We had a Norwegian foreign exchange student for the school year when our daughter was a sophomore in high school. It was not something we had planned on doing. At the time our neighbor was involved in running the program and they were desperate for someone to house a student temporarily until a host family could be found for the whole year. We already had a very full life, but after seeing the profile of the student we agreed to a temporary placement. My husband’s heritage is 100% Norwegian which influenced our decision to go for it. After doing a DNA test since then, he was dismayed to find out he also has some Swedish!
Long story short but Ingrid was wonderful and we agreed to have her with us for the entire school year. It was a very positive experience and in fact she stayed with us for 11 months, and then returned a year later to see us as well as close friends she had made at school in Minnesota. We hope to visit her in Norway some time.
One of the fall outings we went on with Ingrid was a trip to Ingebretsen’s, a Scandinavian shop in Minneapolis selling gifts, food, books and craft supplies. Unbeknownst to me, she did some holiday shopping while we were there. On Christmas morning I was excited to unwrap a book called “55 Christmas Balls to Knit” by Arne & Carlos. It turns out that Arne and Carlos live near where she is from in Norway. Knitters out there have probably heard of these textile artist partners who have a blog and youtube channel, knitting and crochet patterns, a relationship with Rowan yarn and other ventures. You can see what is going on in their world on their website arnecarlos.com.
Ingrid’s aunt is a knitter, so another Christmas gift for me that year was one of the Arne and Carlos Christmas balls knitted from a pattern in the book. Following is a photo of that ornament hanging on our tree now.
Arne and Carlos came to Minneapolis several years ago. A friend and I attended an event where they gave a talk and slide show about their textile projects, were available to autograph books, and handed out gift bags that included a ball of Rowan yarn and a pattern. I brought my copy of the Christmas Balls book for them to sign.
Another Christmas ball on our tree this year was hand knit by my elderly distant cousin in Sweden, Sif. She is the daughter of my Great Grandfather Leonard Eriksson’s youngest sister. Leonard traveled to America from Sweden by himself in 1889 at age 14 with only $10, which was stolen while he was sleeping on a park bench during the journey. He eventually became a lawyer and in 1923 built our beloved family cabin from Swedish plans. The story of Leonard and the cabin is part of my mom’s self published memoir “The Red Cottage“. Our family has kept in touch with this branch of the family all these years. My husband and I visited Sif in 1988 at her home in Vasteras, Sweden, and more recently she and her daughter visited Jewett Lake several times during our annual Eriksson family reunion at the cabin.
In the years since I have knit many of the Christmas Balls myself. A few of them are hanging on our Christmas tree, but most I have given away as gifts.

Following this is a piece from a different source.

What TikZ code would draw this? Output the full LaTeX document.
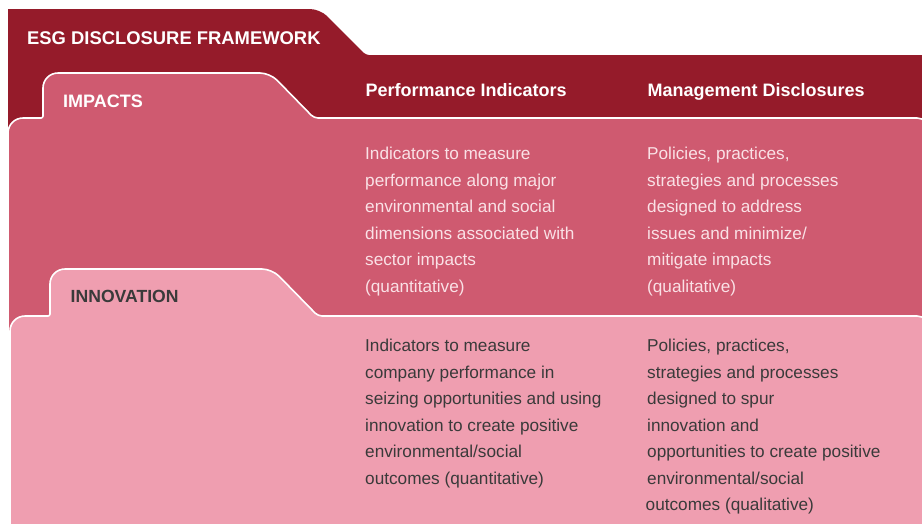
\documentclass[tikz,border=0pt]{standalone}
\usepackage{fontspec}
\setmainfont{Liberation Sans}
\definecolor{esgdark}{HTML}{951B2A}
\definecolor{esgmid}{HTML}{CF5A70}
\definecolor{esglight}{HTML}{EF9EB0}
\definecolor{esgpale}{HTML}{FAE1E6}
\definecolor{esggray}{HTML}{3A3A3A}
\tikzset{
  panel/.style={draw=white, line width=1.6pt},
  headtext/.style={font=\fontsize{18}{21}\selectfont\bfseries, inner sep=0pt, anchor=base west},
  bodytext/.style={font=\fontsize{17.2}{26.5}\selectfont, inner sep=0pt, anchor=north west, align=left},
}
\begin{document}
\begin{tikzpicture}[x=1pt,y=-1pt]
\useasboundingbox (0,0) rectangle (922,523);
\fill[white] (0,0) rectangle (922,523);
% dark outer folder
\fill[esgdark] (8,540) -- (8,9) [rounded corners=10] -- (320,9) [rounded corners=3] -- (366,55) [sharp corners] -- (940,55) -- (940,540) -- cycle;
% impacts folder
\path[fill=esgmid, panel] (8,560) [rounded corners=15] -- (8,118) [rounded corners=2] -- (43,118) [rounded corners=15] -- (43,73) [rounded corners=10] -- (270,73) [rounded corners=4] -- (314,118) [rounded corners=12] -- (929,118) [sharp corners] -- (929,560) -- cycle;
% innovation folder
\path[fill=esglight, panel] (10,560) [rounded corners=15] -- (10,316) [rounded corners=2] -- (50,316) [rounded corners=15] -- (50,269) [rounded corners=10] -- (272,269) [rounded corners=4] -- (318,316) [rounded corners=12] -- (929,316) [sharp corners] -- (929,560) -- cycle;

% header labels
\node[headtext, text=white, font=\fontsize{18.4}{21}\selectfont\bfseries] (title) at (27,44) {ESG DISCLOSURE FRAMEWORK};
\node[headtext, text=white] (impacts) at (63,107) {IMPACTS};
\node[headtext, text=esggray, font=\fontsize{17.6}{21}\selectfont\bfseries] (innovation) at (70.5,302.7) {INNOVATION};
\node[headtext, text=white] (perfhead) at (365.5,96) {Performance Indicators};
\node[headtext, text=white] (mgmthead) at (647.5,96) {Management Disclosures};

% impacts texts
\node[bodytext, text=esgpale] (imp1) at (365,145.3) {\rule{0pt}{14pt}Indicators to measure\\performance along major\\environmental and social\\dimensions associated with\\sector impacts\\(quantitative)};
\node[bodytext, text=esgpale] (imp2) at (647,145.3) {\rule{0pt}{14pt}Policies, practices,\\strategies and processes\\designed to address\\issues and minimize/\\mitigate impacts\\(qualitative)};

% innovation texts
\node[bodytext, text=esggray] (inn1) at (365,337.5) {\rule{0pt}{14pt}Indicators to measure\\company performance in\\seizing opportunities and using\\innovation to create positive\\environmental/social\\outcomes (quantitative)};
\node[bodytext, text=esggray] (inn2) at (647,337.5) {\rule{0pt}{14pt}Policies, practices,\\strategies and processes\\designed to spur\\innovation and\\opportunities to create positive\\environmental/social\\\hspace*{-1.5pt}outcomes (qualitative)};
\end{tikzpicture}
\end{document}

The following photo was taken while we still lived in the Twin Cities, and I still had that many Christmas Balls. They are displayed in a basket next to a ceramic turtle vessel adorned with a frog that my mom made. The entire back of the turtle is a lid that can be removed. I have always loved this turtle but at the moment it is packed in a box under the basement stairs from when we moved two and a half years ago.
Looking at the Christmas balls inspires me to knit more of them. I hope everyone had a good holiday and that 2022 brings new adventures and blessings.